# Data section:
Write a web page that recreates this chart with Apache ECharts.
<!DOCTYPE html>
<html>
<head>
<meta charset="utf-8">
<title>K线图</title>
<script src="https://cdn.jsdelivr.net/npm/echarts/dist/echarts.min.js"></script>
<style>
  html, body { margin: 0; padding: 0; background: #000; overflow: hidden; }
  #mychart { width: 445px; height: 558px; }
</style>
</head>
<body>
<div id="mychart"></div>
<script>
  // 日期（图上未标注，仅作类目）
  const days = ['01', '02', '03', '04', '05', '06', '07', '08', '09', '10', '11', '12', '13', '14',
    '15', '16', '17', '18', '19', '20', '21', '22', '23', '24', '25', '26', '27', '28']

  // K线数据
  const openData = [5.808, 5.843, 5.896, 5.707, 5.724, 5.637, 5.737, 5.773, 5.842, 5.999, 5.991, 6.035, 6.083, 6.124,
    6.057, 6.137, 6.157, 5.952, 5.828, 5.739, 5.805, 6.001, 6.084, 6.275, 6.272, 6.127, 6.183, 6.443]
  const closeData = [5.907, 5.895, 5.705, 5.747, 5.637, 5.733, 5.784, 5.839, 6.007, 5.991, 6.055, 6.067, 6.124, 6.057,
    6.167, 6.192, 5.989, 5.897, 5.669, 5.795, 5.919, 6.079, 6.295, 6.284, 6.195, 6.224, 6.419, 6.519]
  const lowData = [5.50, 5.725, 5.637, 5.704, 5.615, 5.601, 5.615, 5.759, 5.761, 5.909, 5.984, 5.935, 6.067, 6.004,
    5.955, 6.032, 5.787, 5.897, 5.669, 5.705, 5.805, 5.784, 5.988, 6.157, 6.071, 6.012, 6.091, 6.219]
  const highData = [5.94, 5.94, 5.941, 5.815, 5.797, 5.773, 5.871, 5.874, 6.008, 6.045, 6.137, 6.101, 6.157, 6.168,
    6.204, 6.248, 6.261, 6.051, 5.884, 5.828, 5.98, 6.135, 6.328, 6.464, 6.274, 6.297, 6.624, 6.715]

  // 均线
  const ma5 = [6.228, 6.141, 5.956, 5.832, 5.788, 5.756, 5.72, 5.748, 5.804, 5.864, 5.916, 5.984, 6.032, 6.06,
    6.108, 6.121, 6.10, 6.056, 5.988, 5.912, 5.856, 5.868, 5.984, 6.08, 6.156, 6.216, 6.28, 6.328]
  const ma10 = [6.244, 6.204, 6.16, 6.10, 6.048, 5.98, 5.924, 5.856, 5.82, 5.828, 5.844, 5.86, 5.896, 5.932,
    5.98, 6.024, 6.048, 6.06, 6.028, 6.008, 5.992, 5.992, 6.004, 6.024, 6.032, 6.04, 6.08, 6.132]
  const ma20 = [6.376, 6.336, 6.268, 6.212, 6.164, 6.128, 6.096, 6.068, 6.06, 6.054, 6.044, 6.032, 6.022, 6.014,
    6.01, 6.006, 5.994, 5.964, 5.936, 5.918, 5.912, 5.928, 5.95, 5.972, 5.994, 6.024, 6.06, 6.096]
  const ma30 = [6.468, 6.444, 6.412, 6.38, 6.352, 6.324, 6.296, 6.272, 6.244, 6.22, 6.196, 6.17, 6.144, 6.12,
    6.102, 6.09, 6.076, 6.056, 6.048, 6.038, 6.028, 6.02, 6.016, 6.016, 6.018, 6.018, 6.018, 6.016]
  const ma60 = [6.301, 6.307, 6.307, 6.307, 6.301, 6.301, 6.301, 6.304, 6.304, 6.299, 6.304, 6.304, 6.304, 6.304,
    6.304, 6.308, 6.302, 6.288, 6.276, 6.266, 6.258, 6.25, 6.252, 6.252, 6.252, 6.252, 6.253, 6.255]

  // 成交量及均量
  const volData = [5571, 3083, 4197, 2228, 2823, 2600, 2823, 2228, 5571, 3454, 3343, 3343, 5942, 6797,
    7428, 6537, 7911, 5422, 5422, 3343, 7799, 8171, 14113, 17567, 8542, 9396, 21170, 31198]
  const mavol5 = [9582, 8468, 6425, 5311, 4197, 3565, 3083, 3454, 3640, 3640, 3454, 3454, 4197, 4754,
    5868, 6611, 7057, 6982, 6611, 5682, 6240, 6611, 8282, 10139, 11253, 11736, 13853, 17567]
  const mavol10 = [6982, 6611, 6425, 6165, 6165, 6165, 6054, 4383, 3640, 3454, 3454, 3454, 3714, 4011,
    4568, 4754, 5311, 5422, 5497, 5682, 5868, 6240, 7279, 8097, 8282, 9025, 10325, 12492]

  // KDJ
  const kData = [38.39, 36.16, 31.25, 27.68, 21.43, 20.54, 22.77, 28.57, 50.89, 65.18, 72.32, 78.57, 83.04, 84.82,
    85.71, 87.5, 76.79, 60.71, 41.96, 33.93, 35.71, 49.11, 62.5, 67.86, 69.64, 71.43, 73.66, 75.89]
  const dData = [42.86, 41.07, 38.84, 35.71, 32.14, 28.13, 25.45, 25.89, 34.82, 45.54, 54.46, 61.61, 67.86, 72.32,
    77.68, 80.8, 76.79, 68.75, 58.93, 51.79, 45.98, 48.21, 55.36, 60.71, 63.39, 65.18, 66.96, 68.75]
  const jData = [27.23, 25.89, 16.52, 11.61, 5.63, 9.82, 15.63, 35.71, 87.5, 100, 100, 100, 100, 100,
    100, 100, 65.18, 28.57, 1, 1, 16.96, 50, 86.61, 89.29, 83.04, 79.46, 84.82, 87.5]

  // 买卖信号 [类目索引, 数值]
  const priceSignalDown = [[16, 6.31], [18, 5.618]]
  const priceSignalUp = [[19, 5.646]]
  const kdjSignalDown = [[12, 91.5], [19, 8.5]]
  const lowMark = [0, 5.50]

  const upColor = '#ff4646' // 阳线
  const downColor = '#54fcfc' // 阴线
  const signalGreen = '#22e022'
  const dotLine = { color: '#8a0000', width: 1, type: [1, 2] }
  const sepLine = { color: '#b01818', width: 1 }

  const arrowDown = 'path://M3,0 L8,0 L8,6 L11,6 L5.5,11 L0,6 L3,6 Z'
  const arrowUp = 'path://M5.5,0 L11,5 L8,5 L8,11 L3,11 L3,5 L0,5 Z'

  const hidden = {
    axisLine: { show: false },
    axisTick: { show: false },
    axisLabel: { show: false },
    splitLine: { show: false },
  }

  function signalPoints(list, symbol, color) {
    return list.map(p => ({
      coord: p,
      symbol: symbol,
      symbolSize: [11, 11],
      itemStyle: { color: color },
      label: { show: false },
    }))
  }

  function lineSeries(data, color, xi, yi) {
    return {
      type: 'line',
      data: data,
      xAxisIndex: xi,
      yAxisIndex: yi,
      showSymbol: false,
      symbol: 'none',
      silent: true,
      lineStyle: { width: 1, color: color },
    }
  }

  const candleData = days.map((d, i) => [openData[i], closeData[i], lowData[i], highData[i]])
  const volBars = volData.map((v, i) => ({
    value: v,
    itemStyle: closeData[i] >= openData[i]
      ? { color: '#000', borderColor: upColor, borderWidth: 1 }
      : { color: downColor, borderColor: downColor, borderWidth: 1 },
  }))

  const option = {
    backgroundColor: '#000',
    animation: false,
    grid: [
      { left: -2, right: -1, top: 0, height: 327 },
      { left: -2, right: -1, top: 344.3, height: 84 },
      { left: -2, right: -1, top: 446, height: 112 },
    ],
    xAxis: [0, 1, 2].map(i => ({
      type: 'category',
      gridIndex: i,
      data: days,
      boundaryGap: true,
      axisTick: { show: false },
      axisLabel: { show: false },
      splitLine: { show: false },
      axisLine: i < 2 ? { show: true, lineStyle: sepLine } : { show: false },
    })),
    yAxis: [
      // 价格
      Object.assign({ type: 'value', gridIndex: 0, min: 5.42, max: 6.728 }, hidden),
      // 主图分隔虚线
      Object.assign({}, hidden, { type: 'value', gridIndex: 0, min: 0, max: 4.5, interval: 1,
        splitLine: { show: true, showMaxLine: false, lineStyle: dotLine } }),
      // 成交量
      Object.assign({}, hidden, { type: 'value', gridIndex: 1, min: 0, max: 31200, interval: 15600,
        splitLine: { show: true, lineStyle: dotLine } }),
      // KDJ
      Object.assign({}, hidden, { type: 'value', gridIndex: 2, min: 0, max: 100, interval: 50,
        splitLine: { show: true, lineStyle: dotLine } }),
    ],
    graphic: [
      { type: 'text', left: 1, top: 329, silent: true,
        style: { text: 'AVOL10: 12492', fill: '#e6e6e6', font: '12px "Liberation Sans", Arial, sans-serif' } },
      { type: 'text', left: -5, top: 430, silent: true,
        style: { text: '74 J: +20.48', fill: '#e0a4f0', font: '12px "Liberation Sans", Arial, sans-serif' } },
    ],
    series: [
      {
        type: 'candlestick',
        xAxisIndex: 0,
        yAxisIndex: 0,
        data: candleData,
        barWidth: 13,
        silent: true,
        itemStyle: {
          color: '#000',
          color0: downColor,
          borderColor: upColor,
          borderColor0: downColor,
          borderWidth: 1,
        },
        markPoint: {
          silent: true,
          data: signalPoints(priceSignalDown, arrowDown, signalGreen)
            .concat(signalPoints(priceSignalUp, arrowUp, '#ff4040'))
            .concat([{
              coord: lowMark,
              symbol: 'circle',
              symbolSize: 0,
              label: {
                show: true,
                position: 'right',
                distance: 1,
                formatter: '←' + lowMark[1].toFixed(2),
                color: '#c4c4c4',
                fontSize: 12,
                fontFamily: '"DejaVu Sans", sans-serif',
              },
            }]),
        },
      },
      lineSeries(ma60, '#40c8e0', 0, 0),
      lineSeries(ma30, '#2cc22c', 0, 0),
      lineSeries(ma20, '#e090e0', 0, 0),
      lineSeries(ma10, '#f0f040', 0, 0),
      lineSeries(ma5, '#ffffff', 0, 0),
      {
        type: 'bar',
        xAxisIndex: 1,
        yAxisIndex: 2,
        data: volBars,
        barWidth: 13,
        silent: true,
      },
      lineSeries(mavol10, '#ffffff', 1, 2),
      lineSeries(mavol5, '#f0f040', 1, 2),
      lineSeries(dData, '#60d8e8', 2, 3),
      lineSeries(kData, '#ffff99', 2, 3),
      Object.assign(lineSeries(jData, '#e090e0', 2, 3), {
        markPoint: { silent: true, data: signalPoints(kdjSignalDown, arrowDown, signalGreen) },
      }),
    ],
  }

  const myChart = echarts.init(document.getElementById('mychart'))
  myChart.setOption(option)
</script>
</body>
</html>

# Task goal:
All lines from the beginning of the material above through the one with "6.297, 6.624, 6.715]" need to be returned exactly; please return those and only those.

# Output below:
Write a web page that recreates this chart with Apache ECharts.
<!DOCTYPE html>
<html>
<head>
<meta charset="utf-8">
<title>K线图</title>
<script src="https://cdn.jsdelivr.net/npm/echarts/dist/echarts.min.js"></script>
<style>
  html, body { margin: 0; padding: 0; background: #000; overflow: hidden; }
  #mychart { width: 445px; height: 558px; }
</style>
</head>
<body>
<div id="mychart"></div>
<script>
  // 日期（图上未标注，仅作类目）
  const days = ['01', '02', '03', '04', '05', '06', '07', '08', '09', '10', '11', '12', '13', '14',
    '15', '16', '17', '18', '19', '20', '21', '22', '23', '24', '25', '26', '27', '28']

  // K线数据
  const openData = [5.808, 5.843, 5.896, 5.707, 5.724, 5.637, 5.737, 5.773, 5.842, 5.999, 5.991, 6.035, 6.083, 6.124,
    6.057, 6.137, 6.157, 5.952, 5.828, 5.739, 5.805, 6.001, 6.084, 6.275, 6.272, 6.127, 6.183, 6.443]
  const closeData = [5.907, 5.895, 5.705, 5.747, 5.637, 5.733, 5.784, 5.839, 6.007, 5.991, 6.055, 6.067, 6.124, 6.057,
    6.167, 6.192, 5.989, 5.897, 5.669, 5.795, 5.919, 6.079, 6.295, 6.284, 6.195, 6.224, 6.419, 6.519]
  const lowData = [5.50, 5.725, 5.637, 5.704, 5.615, 5.601, 5.615, 5.759, 5.761, 5.909, 5.984, 5.935, 6.067, 6.004,
    5.955, 6.032, 5.787, 5.897, 5.669, 5.705, 5.805, 5.784, 5.988, 6.157, 6.071, 6.012, 6.091, 6.219]
  const highData = [5.94, 5.94, 5.941, 5.815, 5.797, 5.773, 5.871, 5.874, 6.008, 6.045, 6.137, 6.101, 6.157, 6.168,
    6.204, 6.248, 6.261, 6.051, 5.884, 5.828, 5.98, 6.135, 6.328, 6.464, 6.274, 6.297, 6.624, 6.715]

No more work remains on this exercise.